Favre faces ultimate barrier: His age

From Brad Johnson to Hall of Famers like Dan Marino and Fran Tarkenton, most quarterbacks see their careers take dramatic turns for the worse when they turn 38.

Now that the afterglow of Brett Favre's decision to return for a 16th season with the Green Bay Packers has dimmed a bit, let's talk about a brutally hard fact.

When quarterbacks turn 38 years old, it's like their throwing arm has fallen off. Like they've taken a long walk off a short pier. Like their supercharged sports car just ran out of gas.

This phenomenon was detailed by the Chicago Tribune's Don Pierson in the days before the Packers visited Chicago in the regular-season finale.

The question is this: When Favre turns 38 on Oct. 10, will his career tumble like a stone hurled off a mountaintop? Or will he ignore this barrier like he has the notion that a quarterback can't possibly start 16 games per season, for season after season?

The latest example is Minnesota's Brad Johnson.

When Daunte Culpepper went down with the most serious of knee injuries, Johnson started the final nine games of the 2005 season for the Vikings at the age of 37. By completing 62.6 percent of his passes, with 12 touchdowns, four interceptions, an 88.9 rating and a 7-2 record, Johnson was given the job for 2006, and the Vikings sent Culpepper to Miami.

Johnson played one more game as a 37-year-old. He compiled an 88.6 rating with one touchdown and no interceptions in a victory over Washington. Johnson turned 38 on Sept. 17, and he started 13 more games before losing his job. Only twice did he surpass his season-opening passer rating, and he finished the season with nine touchdowns and 15 interceptions.

Most quarterbacks — most players, for that matter — retire before they hit the 38-year-old barrier.

The ones that do — with only a few exceptions, such as John Elway winning Super Bowl XXXIII as a 38-year-old — fail. Most of them, even the following Hall of Famers, fail miserably.

Joe Montana, perhaps the greatest quarterback ever, was 38 during his final season. His 83.6 passer rating with the Chiefs wasn't bad, but he had only one season that was worse.
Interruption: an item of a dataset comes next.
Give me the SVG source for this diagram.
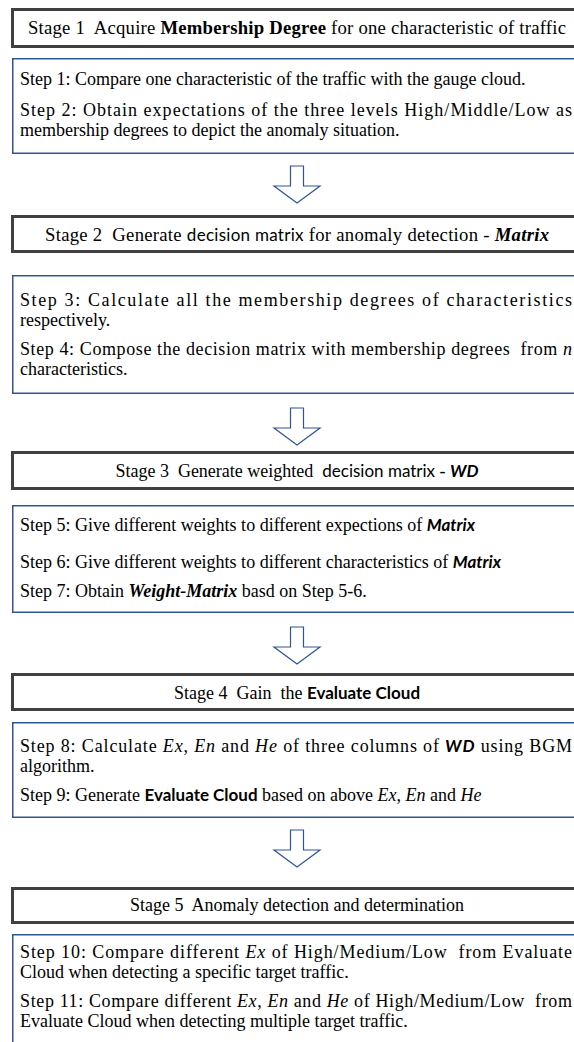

Dan Marino turned 38 two weeks into his final season. He finished his career with a more than 2-to-1 touchdown-to-interception ratio, but in 1999, he tossed 12 touchdowns and 17 interceptions. His passer rating of 67.4 was more than 12 points worse than his previous career low.

Fran Tarkenton turned 38 during his final season. In three seasons from ages 35 to 37, he threw a combined 35 interceptions. At age 38, in his final season, he threw 32 interceptions.

When he was 37, Johnny Unitas led the Baltimore Colts to the championship. In his final three seasons, from ages 38 to 40, Unitas threw a combined 11 touchdowns and 22 interceptions.

When he was 37, Y.A. Tittle led the Giants to the championship. When he was 38 and in his final season, his Giants finished 2-10-2.

In his final three seasons, from ages 38 to 40, Len Dawson threw 14 touchdowns and 22 interceptions for the Kansas City Chiefs.

If the Packers are to threaten for a playoff spot in 2007, the Packers need Favre to ignore the 38-year-old barrier. Warren Moon is the only modern-era Hall of Fame quarterback to truly blow through that barrier. In his first full season as a 38-year-old, Moon threw for 4,228 yards, 33 touchdown passes and 14 interceptions for the Vikings in 1995.

Packers general manager Ted Thompson thinks Favre can succeed where so many others have failed.

"I haven't seen any evidence of any declining physical ability for him to play the game," he said. "I think he's one of those rare birds that you see once in a generation that can play at a very very high level for an extended amount of time. Now, when that time comes for him, not to be able to produce that way, I don't know when it's going to be, but I don't see any evidence of it."